> **WHAT NEEDS TO BE DONE**
Pictures are to be left out. Copy exactly the lines from the one containing "Output the Python" to the one containing "plt.rcParams['font.family'] = ['Lato', 'DejaVu", both ends kept.

> **EXERCISE MATERIAL**
◇ ◇ ◇ ◇ ◇

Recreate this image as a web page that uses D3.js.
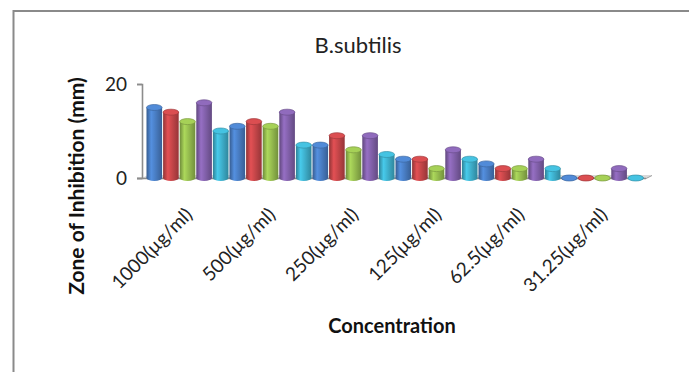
<!DOCTYPE html>
<html>
<head>
<meta charset="utf-8">
<script src="https://cdn.jsdelivr.net/npm/d3@7"></script>
<style>
  html, body { margin: 0; padding: 0; background: #fff; }
  svg { display: block; font-family: Lato, "Open Sans", sans-serif; }
</style>
</head>
<body>
<svg id="chart" width="689" height="372"></svg>
<script>
// Concentration groups on the x axis
const categories = ["1000(\u00b5g/ml)", "500(\u00b5g/ml)", "250(\u00b5g/ml)", "125(\u00b5g/ml)", "62.5(\u00b5g/ml)", "31.25(\u00b5g/ml)"];
// Five extract series, zone of inhibition in mm per concentration
const seriesA = [15, 11, 7, 4, 3, 0];
const seriesB = [14, 12, 9, 4, 2, 0];
const seriesC = [12, 11, 6, 2, 2, 0];
const seriesD = [16, 14, 9, 6, 4, 2];
const seriesE = [10, 7, 5, 4, 2, 0];
const seriesList = [seriesA, seriesB, seriesC, seriesD, seriesE];
const seriesColors = ["#4a7fc6", "#c8474a", "#98bf50", "#8462ad", "#3fb2cf"];
const yTicks = [0, 20];

const svg = d3.select("#chart");
const defs = svg.append("defs");

// Cylinder shading: dark rims, bright band left of centre
seriesColors.forEach((c, i) => {
  const base = d3.color(c);
  const g = defs.append("linearGradient").attr("id", "cyl" + i)
    .attr("x1", "0%").attr("x2", "100%").attr("y1", "0%").attr("y2", "0%");
  g.append("stop").attr("offset", "0%").attr("stop-color", base.darker(0.9));
  g.append("stop").attr("offset", "30%").attr("stop-color", base.brighter(0.35));
  g.append("stop").attr("offset", "55%").attr("stop-color", base);
  g.append("stop").attr("offset", "100%").attr("stop-color", base.darker(0.8));
});

// Outer frame (top and left edges visible)
svg.append("line").attr("x1", 13.5).attr("x2", 689).attr("y1", 11).attr("y2", 11)
  .attr("stroke", "#8a8a8a").attr("stroke-width", 2);
svg.append("line").attr("x1", 13.5).attr("x2", 13.5).attr("y1", 10).attr("y2", 372)
  .attr("stroke", "#8a8a8a").attr("stroke-width", 2);

const x0 = d3.scaleBand().domain(categories).range([146, 644]).padding(0);
const x1 = d3.scaleBand().domain(d3.range(seriesList.length)).range([0, x0.bandwidth()]).paddingInner(0.06).paddingOuter(0.03);
const y = d3.scaleLinear().domain([0, 20]).range([178, 84]);

// Floor of the 3D plot
const floorL = 142, floorR = x0.range()[1] + 2, depth = 6;
svg.append("path")
  .attr("d", `M${floorL},${y(0)} L${floorR},${y(0)} L${floorR + depth},${y(0) - 3} L${floorL + depth},${y(0) - 3} Z`)
  .attr("fill", "#d9d9d9").attr("stroke", "none");
svg.append("line").attr("x1", 137).attr("x2", floorR).attr("y1", y(0) + 0.5).attr("y2", y(0) + 0.5)
  .attr("stroke", "#8c8c8c").attr("stroke-width", 1.6);
svg.append("line").attr("x1", floorR).attr("x2", floorR + depth).attr("y1", y(0) + 0.5).attr("y2", y(0) - 2.5)
  .attr("stroke", "#9a9a9a").attr("stroke-width", 1);

// Value axis
const yAxis = svg.append("g").attr("transform", "translate(142,0)")
  .call(d3.axisLeft(y).tickValues(yTicks).tickSize(5).tickPadding(10).tickFormat(d3.format("d")));
yAxis.select(".domain").attr("stroke", "#8c8c8c").attr("stroke-width", 1.6);
yAxis.selectAll(".tick line").attr("stroke", "#8c8c8c").attr("stroke-width", 1.6);
yAxis.selectAll(".tick text").attr("font-size", 19).attr("fill", "#222").attr("font-family", "Lato, sans-serif");

// Cylinders
const rows = [];
categories.forEach((cat, ci) => {
  seriesList.forEach((s, si) => rows.push({ cat, si, v: s[ci] }));
});
const bw = x1.bandwidth();
const ry = 3;
const bars = svg.append("g").selectAll("g").data(rows).join("g")
  .attr("transform", d => `translate(${x0(d.cat) + x1(d.si)},0)`);
bars.append("ellipse")
  .attr("cx", bw / 2).attr("cy", y(0)).attr("rx", bw / 2).attr("ry", ry)
  .attr("fill", d => `url(#cyl${d.si})`);
bars.append("rect")
  .attr("x", 0).attr("width", bw)
  .attr("y", d => y(d.v)).attr("height", d => y(0) - y(d.v))
  .attr("fill", d => `url(#cyl${d.si})`);
bars.append("ellipse")
  .attr("cx", bw / 2).attr("cy", d => y(d.v)).attr("rx", bw / 2).attr("ry", ry)
  .attr("fill", d => d3.color(seriesColors[d.si]).brighter(0.25))
  .attr("stroke", d => d3.color(seriesColors[d.si]).darker(0.6)).attr("stroke-width", 0.7);

// Category labels, rotated
svg.append("g").selectAll("text").data(categories).join("text")
  .attr("transform", d => `translate(${x0(d) + x0.bandwidth() / 2 + 6},${y(0) + 38}) rotate(-45)`)
  .attr("text-anchor", "end")
  .attr("font-size", 19).attr("fill", "#222")
  .text(d => d);

// Titles
svg.append("text").attr("x", 358).attr("y", 53).attr("text-anchor", "middle")
  .attr("font-size", 22).attr("fill", "#222").text("B.subtilis");
svg.append("text").attr("x", 392).attr("y", 333).attr("text-anchor", "middle")
  .attr("font-size", 20).attr("font-weight", "bold").attr("fill", "#111").text("Concentration");
svg.append("text").attr("transform", "translate(84,186) rotate(-90)").attr("text-anchor", "middle")
  .attr("font-size", 21).attr("font-weight", "bold").attr("fill", "#111").text("Zone of Inhibition (mm)");
</script>
</body>
</html>
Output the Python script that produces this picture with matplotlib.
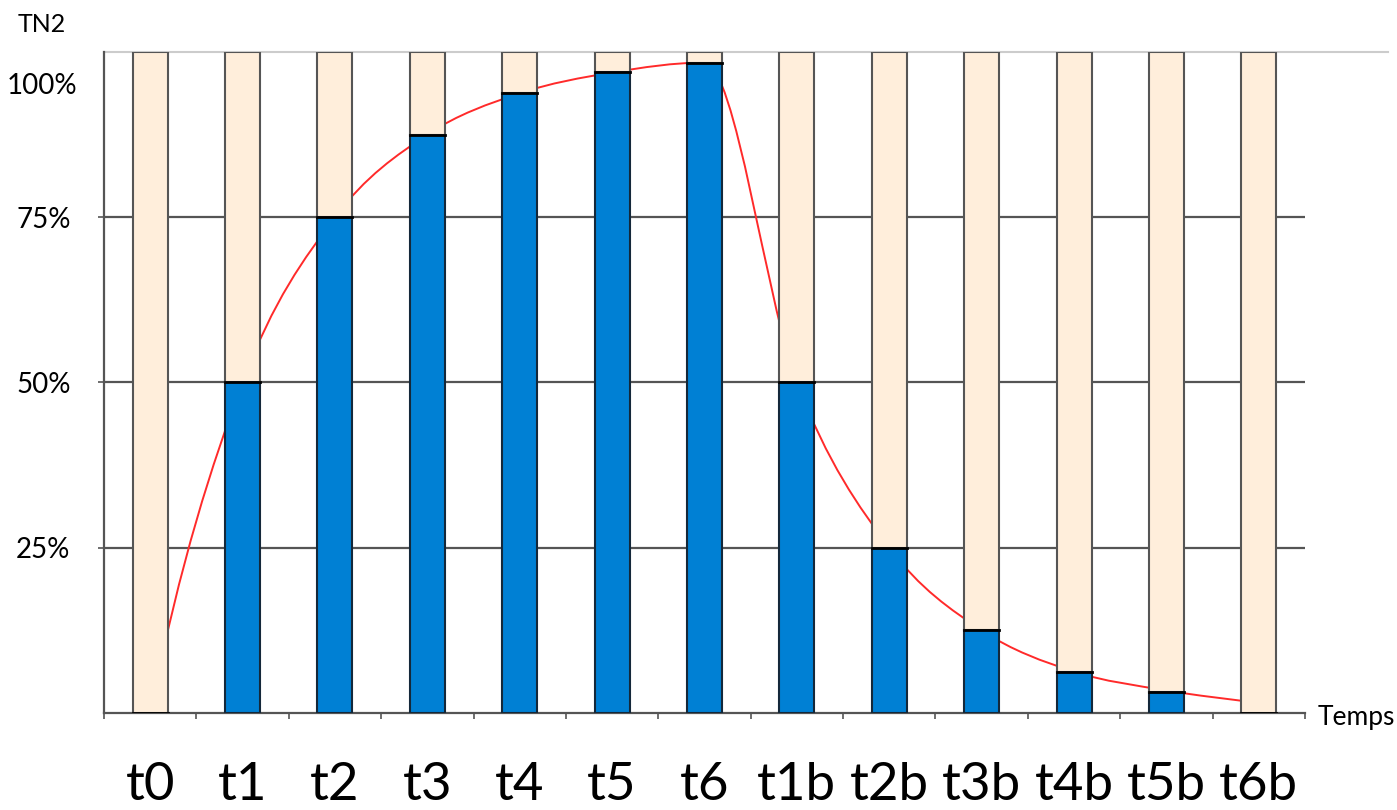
import matplotlib.pyplot as plt
from matplotlib.path import Path
from matplotlib.patches import PathPatch

plt.rcParams['font.family'] = ['Lato', 'DejaVu Sans']

labels = ["t0", "t1", "t2", "t3", "t4", "t5", "t6",
          "t1b", "t2b", "t3b", "t4b", "t5b", "t6b"]
bleu = [0, 50, 75, 87.5, 93.75, 96.9, 98.4, 50, 25, 12.5, 6.25, 3.1, 0]
courbe = [0, 50, 75, 87.5, 93.75, 96.9, 98.4, 50, 25, 12.5, 6.25, 3.4, 1.5]
yticks = [25, 50, 75]
ylabels = ["25%", "50%", "75%"]

fig = plt.figure(figsize=(13.97, 8.10), dpi=100)
ax = fig.add_axes([0.0744, 0.1198, 0.8598, 0.816])

x = list(range(len(labels)))
reste = [100 - v for v in bleu]

# courbe lissee (bezier), tangente nulle aux extremums pour eviter le depassement
n = len(x)
pentes = []
for i in range(n):
    if i == 0:
        m = 1.4 * (courbe[1] - courbe[0])
    elif i == n - 1:
        m = courbe[i] - courbe[i - 1]
    else:
        g = courbe[i] - courbe[i - 1]
        d = courbe[i + 1] - courbe[i]
        m = 0 if g * d <= 0 else (g + d) / 2
    pentes.append(m)

verts = [(x[0], courbe[0])]
codes = [Path.MOVETO]
for i in range(n - 1):
    c1 = (x[i] + 1 / 3, courbe[i] + pentes[i] / 3)
    c2 = (x[i + 1] - 1 / 3, courbe[i + 1] - pentes[i + 1] / 3)
    verts += [c1, c2, (x[i + 1], courbe[i + 1])]
    codes += [Path.CURVE4] * 3
ax.add_patch(PathPatch(Path(verts, codes), fill=False, edgecolor="#ff2a2a",
                       lw=1.4, zorder=2))

ax.bar(x, bleu, width=0.38, color="#0080d4", edgecolor="#14283a", lw=1.5, zorder=3)
ax.bar(x, reste, bottom=bleu, width=0.38, color="#ffeedb", edgecolor="#555555",
       lw=1.5, zorder=3)
for xi, v in zip(x, bleu):
    ax.plot([xi - 0.19, xi + 0.19], [v, v], color="black", lw=2, zorder=4)

ax.set_xlim(-0.5, 12.5)
ax.set_ylim(0, 100)
for y in yticks:
    ax.axhline(y, color="#555555", lw=1.6, zorder=1)
ax.plot([-0.5, 13.4], [100, 100], color="#cccccc", lw=1.5, clip_on=False, zorder=1)

ax.set_yticks(yticks)
ax.set_yticklabels(ylabels, fontsize=20)
ax.set_xticks([i - 0.5 for i in range(len(labels) + 1)])
ax.set_xticklabels([])
ax.tick_params(axis="x", direction="out", length=4, color="#555555", width=1.2)
ax.tick_params(axis="y", direction="out", length=4, color="#555555", width=1.2, pad=20)

for s in ["top", "right"]:
    ax.spines[s].set_visible(False)
ax.spines["left"].set_color("#555555")
ax.spines["left"].set_linewidth(1.6)
ax.spines["bottom"].set_color("#555555")
ax.spines["bottom"].set_linewidth(1.6)

for xi, lab in zip(x, labels):
    ax.text(xi, -10.9, lab, ha="center", va="center", fontsize=38)

fig.text(42 / 1397, 1 - 86 / 810, "100%", ha="center", va="center", fontsize=20)
fig.text(42 / 1397, 1 - 25 / 810, "TN2", ha="center", va="center", fontsize=18)
fig.text(1356 / 1397, 1 - 717 / 810, "Temps", ha="center", va="center", fontsize=19)

fig.savefig("out.png", dpi=100)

◇ ◇ ◇ ◇ ◇

> **OUTPUT BELOW**
Output the Python script that produces this picture with matplotlib.
import matplotlib.pyplot as plt
from matplotlib.path import Path
from matplotlib.patches import PathPatch

plt.rcParams['font.family'] = ['Lato', 'DejaVu Sans']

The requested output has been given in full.